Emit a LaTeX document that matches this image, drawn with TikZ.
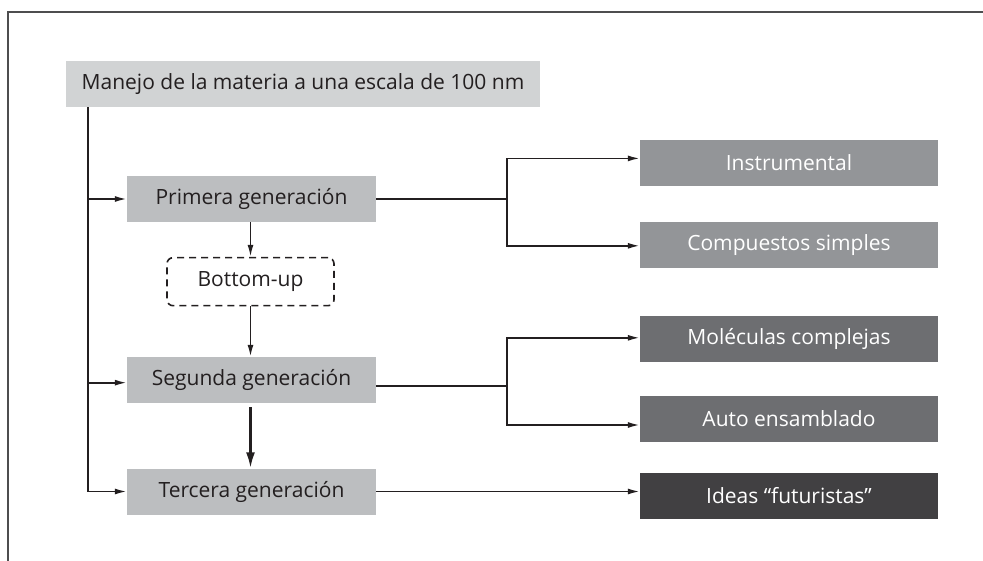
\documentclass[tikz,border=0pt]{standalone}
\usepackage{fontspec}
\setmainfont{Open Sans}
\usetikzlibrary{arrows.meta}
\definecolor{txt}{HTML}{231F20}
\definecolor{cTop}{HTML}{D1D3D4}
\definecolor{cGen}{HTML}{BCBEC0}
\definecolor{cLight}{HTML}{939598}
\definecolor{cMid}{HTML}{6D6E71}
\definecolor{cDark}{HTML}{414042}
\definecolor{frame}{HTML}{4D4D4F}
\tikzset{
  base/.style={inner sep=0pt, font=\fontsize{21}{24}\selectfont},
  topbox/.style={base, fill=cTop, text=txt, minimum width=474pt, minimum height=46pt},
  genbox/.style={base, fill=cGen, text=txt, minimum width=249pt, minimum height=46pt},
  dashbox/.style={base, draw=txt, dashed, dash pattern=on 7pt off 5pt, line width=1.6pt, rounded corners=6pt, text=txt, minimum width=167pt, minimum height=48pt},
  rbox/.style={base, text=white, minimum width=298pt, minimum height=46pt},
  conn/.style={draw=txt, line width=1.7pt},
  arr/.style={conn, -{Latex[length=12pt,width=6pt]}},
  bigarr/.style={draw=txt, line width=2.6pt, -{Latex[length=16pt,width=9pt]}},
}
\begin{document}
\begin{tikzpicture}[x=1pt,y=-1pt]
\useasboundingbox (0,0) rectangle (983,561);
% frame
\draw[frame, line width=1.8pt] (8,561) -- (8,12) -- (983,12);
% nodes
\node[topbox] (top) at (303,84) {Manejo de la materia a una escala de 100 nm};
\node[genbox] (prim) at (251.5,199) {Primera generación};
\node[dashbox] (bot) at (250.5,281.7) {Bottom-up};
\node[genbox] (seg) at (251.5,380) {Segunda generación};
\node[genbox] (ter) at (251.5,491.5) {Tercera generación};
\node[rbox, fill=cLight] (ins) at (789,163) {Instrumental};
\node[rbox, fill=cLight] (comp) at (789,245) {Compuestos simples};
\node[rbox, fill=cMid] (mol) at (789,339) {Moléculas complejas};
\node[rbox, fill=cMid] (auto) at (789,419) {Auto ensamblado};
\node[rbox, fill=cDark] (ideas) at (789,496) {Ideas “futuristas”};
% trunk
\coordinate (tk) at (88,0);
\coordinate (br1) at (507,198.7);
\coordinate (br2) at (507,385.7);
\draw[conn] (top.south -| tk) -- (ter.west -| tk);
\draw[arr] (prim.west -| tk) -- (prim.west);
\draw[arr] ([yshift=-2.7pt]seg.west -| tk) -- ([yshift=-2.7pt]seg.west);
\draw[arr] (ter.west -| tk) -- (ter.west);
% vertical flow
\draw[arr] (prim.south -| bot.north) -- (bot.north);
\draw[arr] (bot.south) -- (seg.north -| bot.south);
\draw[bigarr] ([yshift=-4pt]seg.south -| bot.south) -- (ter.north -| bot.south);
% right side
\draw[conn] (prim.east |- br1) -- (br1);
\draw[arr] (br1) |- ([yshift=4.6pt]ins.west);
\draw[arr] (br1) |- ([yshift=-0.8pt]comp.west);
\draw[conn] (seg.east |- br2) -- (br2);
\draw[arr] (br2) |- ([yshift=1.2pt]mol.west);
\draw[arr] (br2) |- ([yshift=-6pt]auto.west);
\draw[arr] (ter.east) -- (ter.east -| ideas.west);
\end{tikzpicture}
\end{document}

### Written problem
Leave out the pictures and restate everything else word for word.

### Written response
Emit a LaTeX document that matches this image, drawn with TikZ.
\documentclass[tikz,border=0pt]{standalone}
\usepackage{fontspec}
\setmainfont{Open Sans}
\usetikzlibrary{arrows.meta}
\definecolor{txt}{HTML}{231F20}
\definecolor{cTop}{HTML}{D1D3D4}
\definecolor{cGen}{HTML}{BCBEC0}
\definecolor{cLight}{HTML}{939598}
\definecolor{cMid}{HTML}{6D6E71}
\definecolor{cDark}{HTML}{414042}
\definecolor{frame}{HTML}{4D4D4F}
\tikzset{
  base/.style={inner sep=0pt, font=\fontsize{21}{24}\selectfont},
  topbox/.style={base, fill=cTop, text=txt, minimum width=474pt, minimum height=46pt},
  genbox/.style={base, fill=cGen, text=txt, minimum width=249pt, minimum height=46pt},
  dashbox/.style={base, draw=txt, dashed, dash pattern=on 7pt off 5pt, line width=1.6pt, rounded corners=6pt, text=txt, minimum width=167pt, minimum height=48pt},
  rbox/.style={base, text=white, minimum width=298pt, minimum height=46pt},
  conn/.style={draw=txt, line width=1.7pt},
  arr/.style={conn, -{Latex[length=12pt,width=6pt]}},
  bigarr/.style={draw=txt, line width=2.6pt, -{Latex[length=16pt,width=9pt]}},
}
\begin{document}
\begin{tikzpicture}[x=1pt,y=-1pt]
\useasboundingbox (0,0) rectangle (983,561);
% frame
\draw[frame, line width=1.8pt] (8,561) -- (8,12) -- (983,12);
% nodes
\node[topbox] (top) at (303,84) {Manejo de la materia a una escala de 100 nm};
\node[genbox] (prim) at (251.5,199) {Primera generación};
\node[dashbox] (bot) at (250.5,281.7) {Bottom-up};
\node[genbox] (seg) at (251.5,380) {Segunda generación};
\node[genbox] (ter) at (251.5,491.5) {Tercera generación};
\node[rbox, fill=cLight] (ins) at (789,163) {Instrumental};
\node[rbox, fill=cLight] (comp) at (789,245) {Compuestos simples};
\node[rbox, fill=cMid] (mol) at (789,339) {Moléculas complejas};
\node[rbox, fill=cMid] (auto) at (789,419) {Auto ensamblado};
\node[rbox, fill=cDark] (ideas) at (789,496) {Ideas “futuristas”};
% trunk
\coordinate (tk) at (88,0);
\coordinate (br1) at (507,198.7);
\coordinate (br2) at (507,385.7);
\draw[conn] (top.south -| tk) -- (ter.west -| tk);
\draw[arr] (prim.west -| tk) -- (prim.west);
\draw[arr] ([yshift=-2.7pt]seg.west -| tk) -- ([yshift=-2.7pt]seg.west);
\draw[arr] (ter.west -| tk) -- (ter.west);
% vertical flow
\draw[arr] (prim.south -| bot.north) -- (bot.north);
\draw[arr] (bot.south) -- (seg.north -| bot.south);
\draw[bigarr] ([yshift=-4pt]seg.south -| bot.south) -- (ter.north -| bot.south);
% right side
\draw[conn] (prim.east |- br1) -- (br1);
\draw[arr] (br1) |- ([yshift=4.6pt]ins.west);
\draw[arr] (br1) |- ([yshift=-0.8pt]comp.west);
\draw[conn] (seg.east |- br2) -- (br2);
\draw[arr] (br2) |- ([yshift=1.2pt]mol.west);
\draw[arr] (br2) |- ([yshift=-6pt]auto.west);
\draw[arr] (ter.east) -- (ter.east -| ideas.west);
\end{tikzpicture}
\end{document}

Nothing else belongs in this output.